Não passa na cabeça de António Telo que possa ser
exactamente o contrário disto que afirma? Ou seja, os intervencionistas
buscarem apoios junto dos Franceses e os não intervencionistas procurarem-nos
juntos dos Britânicos e, até, entre os Alemães?
Há documentação que prova bons contactos de monárquicos com
autoridades germânicas radicadas em Espanha depois de 1916.
A ânsia de ver a beligerância como uma obcecação de Afonso
Costa leva António José Telo a desprezar indícios claros da verdade histórica!
Não ponho em dúvida que no War Office as tropas portuguesas
fossem olhadas como pouco valiosas do ponto de vista táctico. Todavia, embora
sem conhecimento dessa documentação, quase aposto, ela é datada de 1914 ou
início de 1915, quando se previa ainda a hipótese de o conflito militar ter uma
curta duração temporal. Mas António Telo esquece de referir que o Governo de
Sua Majestade Britânica, desprezando o valor militar dos soldados portugueses,
insistia junto de Lisboa para que fosse autorizado o recrutamento de
trabalhadores nacionais para substituir os seus operários transformados em
soldados! Isto ele não diz! Não diz, porque assim ficava bem evidenciado o
papel subalterno que Portugal ocupava junto do Governo de Londres. Era a
prevalência do interesse nacional britânico perante o interesse nacional
português!
Era desta forma que se dignificava Portugal no concerto
aliado? Era assim que a soberania portuguesa se tornava parelha da britânica na
ordem externa entre aliados e adversários?

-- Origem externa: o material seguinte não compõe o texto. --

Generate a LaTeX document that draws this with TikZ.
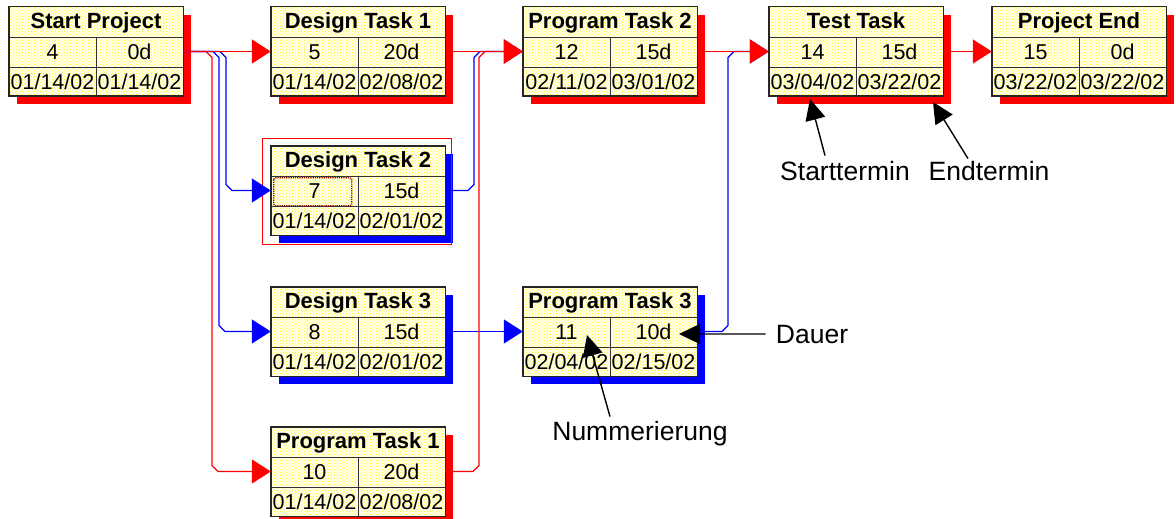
\documentclass[tikz,border=0pt]{standalone}
\usepackage{fontspec}
\setmainfont{Liberation Sans}
\usetikzlibrary{arrows.meta,shadows,patterns}
\tikzset{
 taskbox/.style={minimum width=174pt, minimum height=89pt, inner sep=0pt, fill=yellow!6,
   postaction={pattern=crosshatch dots, pattern color=yellow}},
 cellline/.style={draw=black!80, line width=1pt},
 cardborder/.style={draw=black!85, line width=1.4pt},
 titletext/.style={anchor=base, inner sep=0pt, font=\fontsize{22}{24}\selectfont\bfseries},
 celltext/.style={anchor=base, inner sep=0pt, font=\fontsize{21.5}{23}\selectfont},
 redlink/.style={draw=red, line width=1.3pt, -{Triangle[length=19pt,width=24pt]}},
 bluelink/.style={draw=blue, line width=1.3pt, -{Triangle[length=19pt,width=24pt]}},
 annot/.style={draw=black, line width=1.4pt, -{Triangle[length=21pt,width=20pt]}},
 annottext/.style={anchor=base, inner sep=0pt, font=\fontsize{26.5}{30}\selectfont},
}
\newcommand\taskcard[9]{%
 \node[taskbox, general shadow={fill=#9,shadow xshift=8pt,shadow yshift=-8pt}] (#1) at (#2,#3) {};
 \draw[cellline] ([yshift=-31pt]#1.north west) -- ([yshift=-31pt]#1.north east);
 \draw[cellline] ([yshift=-61pt]#1.north west) -- ([yshift=-61pt]#1.north east);
 \draw[cellline] ([yshift=-31pt]#1.north) -- (#1.south);
 \draw[cardborder] (#1.north west) rectangle (#1.south east);
 \node[titletext] (#1-t) at ([yshift=-22pt]#1.north) {#4};
 \node[celltext] (#1-n) at ([xshift=-43.5pt,yshift=-53pt]#1.north) {#5};
 \node[celltext] (#1-d) at ([xshift=43.5pt,yshift=-53pt]#1.north) {#6};
 \node[celltext] (#1-s) at ([xshift=-43.5pt,yshift=-83pt]#1.north) {#7};
 \node[celltext] (#1-e) at ([xshift=43.5pt,yshift=-83pt]#1.north) {#8};
}
\begin{document}
\begin{tikzpicture}[x=1pt,y=-1pt]
\fill[white] (0,0) rectangle (1176,519);
\useasboundingbox (0,0) rectangle (1176,519);

\taskcard{sp}{96}{51.5}{Start Project}{4}{0d}{01/14/02}{01/14/02}{red}
\taskcard{dt1}{358}{51.5}{Design Task 1}{5}{20d}{01/14/02}{02/08/02}{red}
\taskcard{pt2}{610}{51.5}{Program Task 2}{12}{15d}{02/11/02}{03/01/02}{red}
\taskcard{tt}{856}{51.5}{Test Task}{14}{15d}{03/04/02}{03/22/02}{red}
\taskcard{pe}{1079}{51.5}{Project End}{15}{0d}{03/22/02}{03/22/02}{red}
\taskcard{dt2}{358}{190.5}{Design Task 2}{7}{15d}{01/14/02}{02/01/02}{blue}
\taskcard{dt3}{358}{331.5}{Design Task 3}{8}{15d}{01/14/02}{02/01/02}{blue}
\taskcard{pt3}{610}{331.5}{Program Task 3}{11}{10d}{02/04/02}{02/15/02}{blue}
\taskcard{pt1}{358}{471.5}{Program Task 1}{10}{20d}{01/14/02}{02/08/02}{red}

% selection marks on Design Task 2
\draw[red, line width=1pt] ([xshift=-8pt,yshift=7pt]dt2.north west) rectangle ([xshift=6pt,yshift=-9pt]dt2.south east);
\draw[red!55!black, densely dotted, line width=1.2pt, rounded corners=2pt]
  ([xshift=3pt,yshift=-32pt]dt2.north west) rectangle ([xshift=81pt,yshift=-60pt]dt2.north west);

% connectors
\draw[bluelink] (sp.east) -- (220,51.5) -- (226,57.5) -- (226,184.5) -- (232,190.5) -- (dt2.west);
\draw[bluelink] (sp.east) -- (213,51.5) -- (219,57.5) -- (219,325.5) -- (225,331.5) -- (dt3.west);
\draw[bluelink] (dt2.east) -- (468,190.5) -- (474,184.5) -- (474,57.5) -- (480,51.5) -- (pt2.west);
\draw[bluelink] (pt3.east) -- (722,331.5) -- (728,325.5) -- (728,57.5) -- (734,51.5) -- (tt.west);
\draw[bluelink] (dt3.east) -- (pt3.west);
\draw[redlink] (sp.east) -- (206,51.5) -- (212,57.5) -- (212,465.5) -- (218,471.5) -- (pt1.west);
\draw[redlink] (pt1.east) -- (473,471.5) -- (479,465.5) -- (479,57.5) -- (485,51.5) -- (pt2.west);
\draw[redlink] (sp.east) -- (dt1.west);
\draw[redlink] (dt1.east) -- (pt2.west);
\draw[redlink] (pt2.east) -- (tt.west);
\draw[redlink] (tt.east) -- (pe.west);

% annotations
\node[annottext] (lblS) at (845,180) {Starttermin};
\node[annottext] (lblE) at (989,180) {Endtermin};
\node[annottext] (lblD) at (812,343) {Dauer};
\node[annottext] (lblN) at (640,440) {Nummerierung};
\coordinate (tipS) at (810,99);
\coordinate (tipE) at (933,102);
\coordinate (tipD) at (679,334);
\coordinate (tipN) at (587,335);
\draw[annot] ([xshift=-20pt,yshift=5pt]lblS.north) -- (tipS);
\draw[annot] ([xshift=-21pt,yshift=2pt]lblE.north) -- (tipE);
\draw[annot] ([xshift=-10pt]lblD.west) -- (tipD);
\draw[annot] ([xshift=-30pt,yshift=4pt]lblN.north) -- (tipN);
\end{tikzpicture}
\end{document}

António José Telo parece estar mais interessado em explicar
e contar as razões portuguesas, olhando Portugal a partir de Londres e, até, do
Quartel-General Britânico em França, usando óculos britânicos, do que dar aos
Portugueses de hoje as razões nacionais para a beligerância e, mais ainda, os
obstáculos internos e externos que tiveram de ser vencidos para, por momentos,
em 1916 e 1917, Portugal ser olhado com a grandeza que lhe cabia de direito por
ser um Estado independente e soberano. Grandeza perseguida pelos republicanos
radicais, chefiados por Afonso Costa, desde a existência do Governo Provisório
da República, entre o final de 1910 e 1911.